DOL's Second Century Under Way
A new online portal is the Labor Department's gateway to activities associated with its 100th anniversary year. A century after President William Howard Taft signed the bill that created DOL, President Obama issued a proclamation honoring its work.
The U.S. Department of Labor’s second century is official under way. The agency was created when President William Howard Taft signed the Organic Act just a few hours before leaving office March 4, 1913. His successor, Woodrow Wilson, soon appointed William B. Wilson as the first secretary of labor.
DOL has set up an online page where activities associated with the centennial are featured. It links to the department's Hall of Honor (previously named the Hall of Fame), which includes the first secretary and numerous other leaders.

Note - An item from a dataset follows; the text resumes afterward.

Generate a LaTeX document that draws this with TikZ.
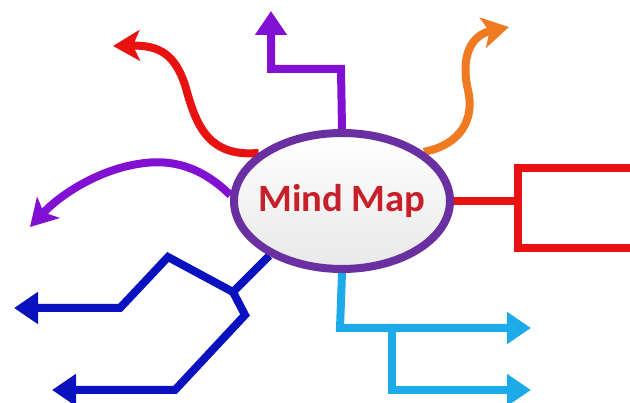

President Obama issued a proclamation honoring DOL on its birthday. "Over the course of a century," it said, "the Department of Labor has fought to secure strong safeguards for workers and their families. It helped lay the cornerstones of middle class security, from the 40-hour work week and the minimum wage to family leave and pensions. As the agency once led by our Nation's first female Cabinet Secretary, the Department has broken down barriers to equal opportunity in the workplace. And for decades, it has improved worker safety and health and aggressively combated child labor at home and abroad."
DOL also will tweet centennial updates. To find them, follow #DOL100 on Twitter.
Taft, the only person to serve as both U.S. chief justice and president, finished third in the 1912 election. Teddy Roosevelt, who had preceded Taft as president, finished second after found a third party, the Bull Moose party.